My idea for this is considerably simpler, I think, and works for what I want/need it to do. Your mileage may vary. Note that this implementation is mainly focused on the 22nd and 23rd centuries and the original Cochrane warp scale. I'm working slowly to bring it up to where it will handle 24th century ships and the modified Cochrane scale, but that's a very low priority of mine; I'm not a huge 24th century fan, so it gets bumped down the list a lot.
So, there you have it, complete with an explanation of my biases. Let me know what you think.
Optional Rules: Warp Drive
Starships rely upon warp drive to travel at the enormous speeds required for interstellar travel. Most warp drives rely on a standard twin-nacelle design. This is not universally the case, however. The Federation has experimented with single- and triple-nacelle designs at various times in their history, though never as famously as during the aggressive expansion and exploration of the mid-23rd century.
The rules for starship design, and specifically the warp drive tables, presented in the Narrator's Guide and Starships are based on standard twin-nacelle designs. These optional rules assume that about 50% of the space used by a warp drive is consumed by the actual engineering compartments, the warp core, the ship's overall power grid, and so on. They assume that the other 50% of that space is consumed by the nacelles themselves, their support pylons, appropriate plasma conduits, and so on. With that being said, it's easy to figure that a single-nacelle system would be roughly 75% of the space of a dual-nacelle system, and a triple-nacelle system would be roughly 125% of the space of a dual-nacelle system.

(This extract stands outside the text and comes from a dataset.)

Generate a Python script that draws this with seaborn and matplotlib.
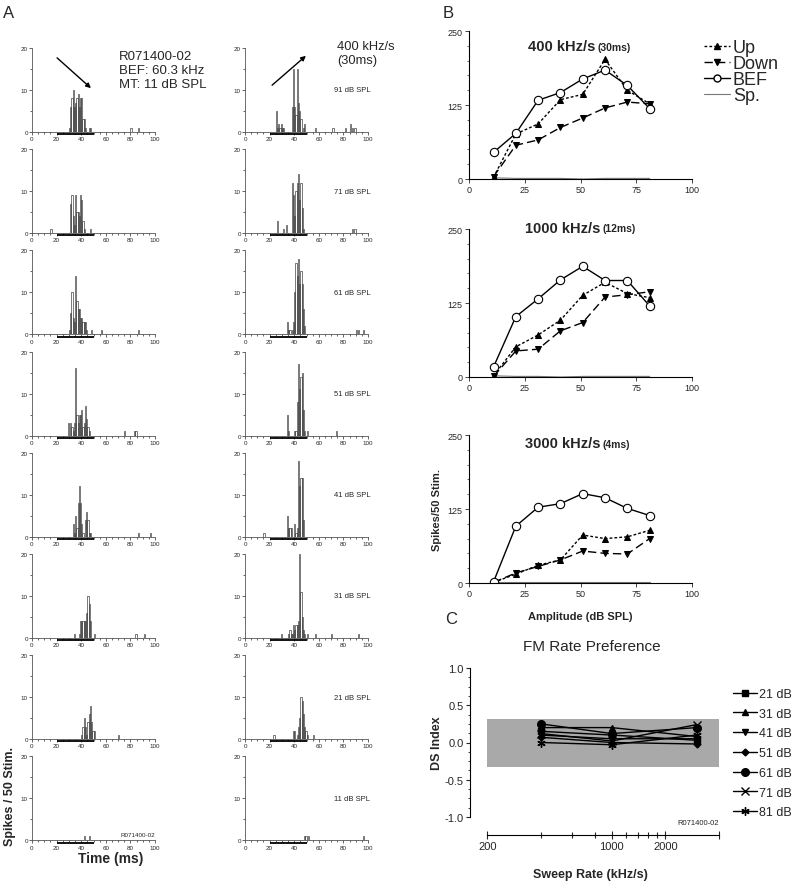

To simulate single- or triple-nacelle designs, the following optional rules can be used.
Single-nacelle Warp Drive
Costs 75% of the space for a standard twin-nacelle system.
Additionally, one of the following:
Reliability reduced by one full letter code (D to C, CC to BB, and so on).
Speed reduced by 1 warp factor per category (WF 6/7/8 would go down to WF 5/6/7).
Triple-nacelle Warp Drive
Costs 125% of the space for a standard twin-nacelle system.
Additionally, one of the following:
Reliability increased by one full letter code (C to D, BB to CC, and so on)
Speed increased by 1 warp factor per category (WF 6/7/8 would go up to WF 7/8/9).
EXAMPLES: A twin-nacelle PB-32 Mod 3 system costs 4 + half Size. For a Size 6 vessel (the drives Maximum Size), thats 7 Space. A single-nacelle PB-32 Mod 3 would only take up 5 Space on a Size 6 ship. A triple-nacelle PB-32 Mod 3 on a Size 6 ship would cost 9 Space.
The single-nacelle system could propel a ship at the drive's rated speed of warp 6/7/8 with Reliability reduced to C, or at a reduced speed of warp 5/6/7 with its rated Reliability of D.
The triple-nacelle system could propel a ship at the drive's rated speed of warp 6/7/8 with Reliability increased to E, or at an increased speed of warp 7/8/9 with its rated Reliability of D.